Strone of Glenbanchor, which sits at the edge of the Cairngorms National Park in central Scotland, was originally built as a cottage for a crofter – a person who would look after an area of agricultural land known as a croft, often for the owner of a large estate.
The clients originally commissioned the extension to create a holiday home for escapes to the remote setting, but have ended up moving in permanently following the project’s completion in 2020.
Glasgow-based Loader Monteith designed the new forms to sit in harmony with the landscape and original building, with local planning laws dictating that any new interventions could be no larger than the original footprint.
Previously, the cottage was dark and compartmentalised, with a small kitchen at its centre and two rooms with single windows at either side.
The project consisted of three primary moves: extending the existing cottage outwards with a new living area and upwards with a dormer extension, and adding a new “retreat wing” behind the main house that aimed to open up the spaces to the landscape.
“Strone of Glenbanchor is a special house and location that speaks to the magic of the Scottish landscape,” said director Matt Loader.

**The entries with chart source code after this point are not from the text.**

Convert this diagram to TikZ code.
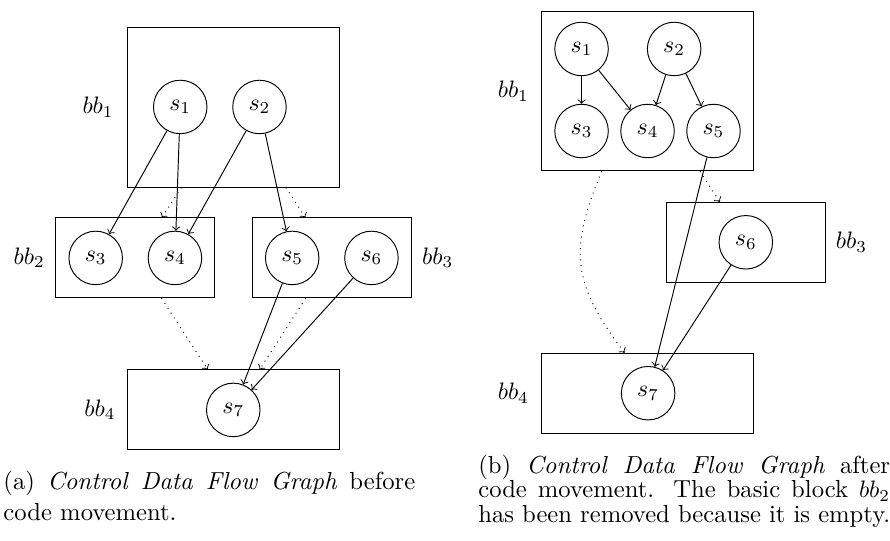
\documentclass[tikz,border=0pt]{standalone}
\usetikzlibrary{positioning}

\tikzstyle{bblock} = [rectangle, draw, minimum width=3.13cm, minimum height=2.35cm]
\tikzstyle{smallblock} = [rectangle, draw, minimum width=2.35cm, minimum height=1.18cm]
\tikzstyle{stmt} = [circle, draw, minimum size=0.79cm, inner sep=0pt]
\tikzstyle{dep} = [draw, ->]
\tikzstyle{flow} = [draw, ->, dotted]
\tikzstyle{subcap} = [anchor=north west, inner sep=0pt, text width=6.08cm, align=justify,
    font=\fontsize{10.35}{12.4}\selectfont]

\begin{document}
\begin{tikzpicture}[node distance=1.17cm, auto]
\useasboundingbox (0,0) rectangle (13.14,-7.985);

%(a) before code movement
\node (BB1a) [bblock] at (3.454,-1.587) {};
\node (BB2a) [smallblock] at (1.997,-3.808) {};
\node (BB3a) [smallblock] at (4.897,-3.808) {};
\node (BB4a) [bblock, minimum height=1.17cm] at (3.451,-6.047) {};

\node (LabelBB1a) [left=0.08cm of BB1a] {$bb_1$};
\node (LabelBB2a) [left=0.03cm of BB2a] {$bb_2$};
\node (LabelBB3a) [right=0.03cm of BB3a] {$bb_3$};
\node (LabelBB4a) [left=0.05cm of BB4a] {$bb_4$};

\node (S1a) [stmt] at (2.661,-1.579) {$s_1$};
\node (S2a) [stmt, right of=S1a] {$s_2$};
\node (S3a) [stmt] at (1.413,-3.808) {$s_3$};
\node (S4a) [stmt, right of=S3a] {$s_4$};
\node (S5a) [stmt] at (4.314,-3.808) {$s_5$};
\node (S6a) [stmt, right of=S5a] {$s_6$};
\node (S7a) [stmt] at (3.444,-6.052) {$s_7$};

\path [flow](BB1a)--(BB2a);
\path [flow](BB1a)--(BB3a);
\path [flow](BB2a)--(BB4a);
\path [flow](BB3a)--(BB4a);

\path [dep](S1a)--(S3a);
\path [dep](S1a)--(S4a);
\path [dep](S2a)--(S4a);
\path [dep](S2a)--(S5a);
\path [dep](S5a)--(S7a);
\path [dep](S6a)--(S7a);

\node (CaptionA) [subcap] at (0.044,-6.95)
  {\baselineskip=12.9pt (a) \textit{Control Data Flow Graph} before\linebreak code movement.\par};

%(b) after code movement
\node (BB1b) [bblock] at (9.565,-1.348) {};
\node (BB3b) [smallblock] at (11.016,-3.577) {};
\node (BB4b) [bblock, minimum height=1.18cm] at (9.565,-5.805) {};

\node (LabelBB1b) [left=0.06cm of BB1b] {$bb_1$};
\node (LabelBB3b) [right=0.02cm of BB3b] {$bb_3$};
\node (LabelBB4b) [left=0.06cm of BB4b] {$bb_4$};

\node (S1b) [stmt] at (8.586,-0.723) {$s_1$};
\node (S2b) [stmt, right of=S1b, node distance=1.367cm] {$s_2$};
\node (S3b) [stmt, below of=S1b, node distance=1.211cm] {$s_3$};
\node (S4b) [stmt, right of=S3b, node distance=0.974cm] {$s_4$};
\node (S5b) [stmt, right of=S4b, node distance=0.974cm] {$s_5$};
\node (S6b) [stmt] at (11.011,-3.577) {$s_6$};
\node (S7b) [stmt] at (9.569,-5.805) {$s_7$};

\path [flow](BB1b)--(BB3b);
\path [flow](BB1b) to[bend right=30, looseness=1.2] (BB4b);

\path [dep](S1b)--(S3b);
\path [dep](S1b)--(S4b);
\path [dep](S2b)--(S4b);
\path [dep](S2b)--(S5b);
\path [dep](S5b)--(S7b);
\path [dep](S6b)--(S7b);

\node (CaptionB) [subcap] at (7.055,-6.71)
  {\baselineskip=10.2pt (b) \textit{Control Data Flow Graph} after\linebreak code movement. The basic block $bb_2$\linebreak has been removed because it is empty.\par};

\end{tikzpicture}
\end{document}
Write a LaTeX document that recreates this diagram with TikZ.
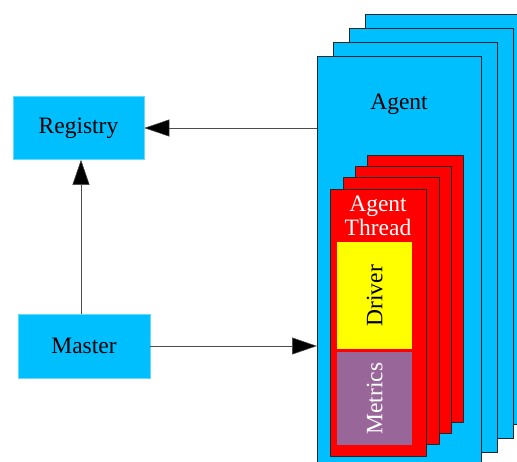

“Ultimately, this project was about making the most of the views, so we positioned windows and doors carefully to open the house to the mountains.”
Tall openings made in the thick walls of the cottage bring light into the expanded living spaces, replacing the previously separate rooms with an open-plan island kitchen and dining table.
Above the original cottage, the dormer extension houses a study and two guest bedrooms, which look out to the landscape through a long dormer window.
The original footprint flows into the new extensions, with two openings either side of a fireplace leading to the new living space and a glazed hallway connecting to the independent volume of the retreat wing, which contains a bedroom, bathroom and office.
While internally the extensions blend into the existing cottage with white wall finishes, the black timber cladding of the exterior was chosen to complement and contrast the original structure.
“To bed the house into its setting, we looked for local material suppliers,” explained Loader. “Slate, timber and stone anchor the house, while inside lighter, softer materials and colours allow the views to take centre stage.”
All of the structural materials were sourced locally, and where possible are either naturally biodegradable or, in the case of the guttering, able to be melted down and reused.
The Cairngorms was also the site of a recent project by British studio Moxon Architects, which designed a remote, timber-clad studio on the site of a former quarry.